___ DATA EXCERPT ___

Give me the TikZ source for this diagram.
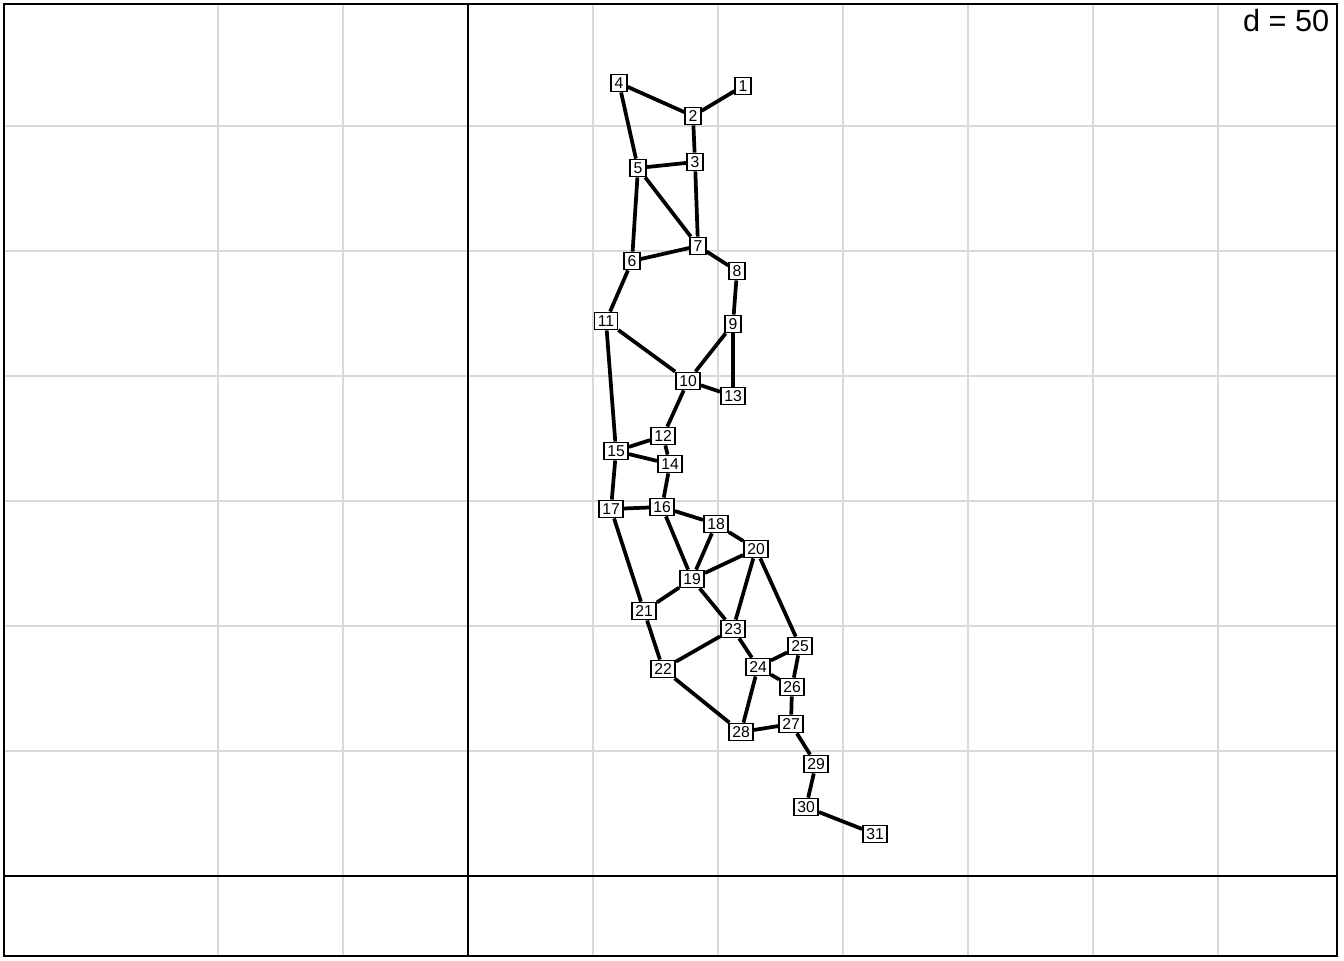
\documentclass[tikz,border=0pt]{standalone}
\usepackage{fontspec}
\setmainfont{Liberation Sans}
\usetikzlibrary{positioning}

\begin{document}
\begin{tikzpicture}[
  x=0.75pt, y=-0.75pt,
  every node/.style={font=\fontsize{11.8}{13}\selectfont},
  vtx/.style={draw, fill=white, line width=1.1pt, inner xsep=2.6pt, inner ysep=0pt,
    minimum height=13pt, text height=8.4pt, text depth=0pt},
  edge/.style={line width=2.8pt},
  gridline/.style={line width=1.3pt, color=black!15},
  axisline/.style={line width=1.5pt}
]
\useasboundingbox (0,0) rectangle (1344,960);

% panel grid
\foreach \gx in {218,343,593,718,843,968,1093,1218}
  \draw[gridline] (\gx,4) -- (\gx,956);
\foreach \gy in {126,251,376,501,626,751}
  \draw[gridline] (4,\gy) -- (1337,\gy);
\draw[axisline] (468,4) -- (468,956);
\draw[axisline] (4,876) -- (1337,876);
\draw[axisline] (4,4) rectangle (1337,956);

\node[anchor=north east, font=\fontsize{23}{26}\selectfont] (dlab) at (1334,5) {d = 50};

% vertices
\node[vtx] (n1) at (743,86) {1};
\node[vtx] (n2) at (693,116) {2};
\node[vtx] (n3) at (695,162) {3};
\node[vtx] (n4) at (619,83) {4};
\node[vtx] (n5) at (638,168) {5};
\node[vtx] (n6) at (632,261) {6};
\node[vtx] (n7) at (698,246) {7};
\node[vtx] (n8) at (737,271) {8};
\node[vtx] (n9) at (733,324) {9};
\node[vtx] (n10) at (688,381) {10};
\node[vtx] (n11) at (606,321) {11};
\node[vtx] (n12) at (663,436) {12};
\node[vtx] (n13) at (733,396) {13};
\node[vtx] (n14) at (670,464) {14};
\node[vtx] (n15) at (616,451) {15};
\node[vtx] (n16) at (662,507) {16};
\node[vtx] (n17) at (611,509) {17};
\node[vtx] (n18) at (716,524) {18};
\node[vtx] (n19) at (692,579) {19};
\node[vtx] (n20) at (756,549) {20};
\node[vtx] (n21) at (644,611) {21};
\node[vtx] (n22) at (663,669) {22};
\node[vtx] (n23) at (733,629) {23};
\node[vtx] (n24) at (758,667) {24};
\node[vtx] (n25) at (800,646) {25};
\node[vtx] (n26) at (792,687) {26};
\node[vtx] (n27) at (791,724) {27};
\node[vtx] (n28) at (741,732) {28};
\node[vtx] (n29) at (816,764) {29};
\node[vtx] (n30) at (806,807) {30};
\node[vtx] (n31) at (875,834) {31};

% edges
\foreach \a/\b in {4/2,2/1,2/3,4/5,5/3,3/7,5/7,5/6,6/7,7/8,8/9,6/11,11/10,10/9,9/13,
  10/13,10/12,11/15,15/12,15/14,12/14,14/16,15/17,17/16,16/18,16/19,18/19,18/20,
  19/20,17/21,21/19,19/23,20/23,20/25,21/22,22/23,23/24,24/25,24/26,25/26,26/27,
  24/28,22/28,28/27,27/29,29/30,30/31}
  \draw[edge] (n\a) -- (n\b);
\end{tikzpicture}
\end{document}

___

> [SET TASK]
Look at the listing and set down only the lines from its start through the line with "(dlab) at (1334,5)", word for word and without pictures.

> [ANSWER BELOW]
Give me the TikZ source for this diagram.
\documentclass[tikz,border=0pt]{standalone}
\usepackage{fontspec}
\setmainfont{Liberation Sans}
\usetikzlibrary{positioning}

\begin{document}
\begin{tikzpicture}[
  x=0.75pt, y=-0.75pt,
  every node/.style={font=\fontsize{11.8}{13}\selectfont},
  vtx/.style={draw, fill=white, line width=1.1pt, inner xsep=2.6pt, inner ysep=0pt,
    minimum height=13pt, text height=8.4pt, text depth=0pt},
  edge/.style={line width=2.8pt},
  gridline/.style={line width=1.3pt, color=black!15},
  axisline/.style={line width=1.5pt}
]
\useasboundingbox (0,0) rectangle (1344,960);

% panel grid
\foreach \gx in {218,343,593,718,843,968,1093,1218}
  \draw[gridline] (\gx,4) -- (\gx,956);
\foreach \gy in {126,251,376,501,626,751}
  \draw[gridline] (4,\gy) -- (1337,\gy);
\draw[axisline] (468,4) -- (468,956);
\draw[axisline] (4,876) -- (1337,876);
\draw[axisline] (4,4) rectangle (1337,956);

\node[anchor=north east, font=\fontsize{23}{26}\selectfont] (dlab) at (1334,5) {d = 50};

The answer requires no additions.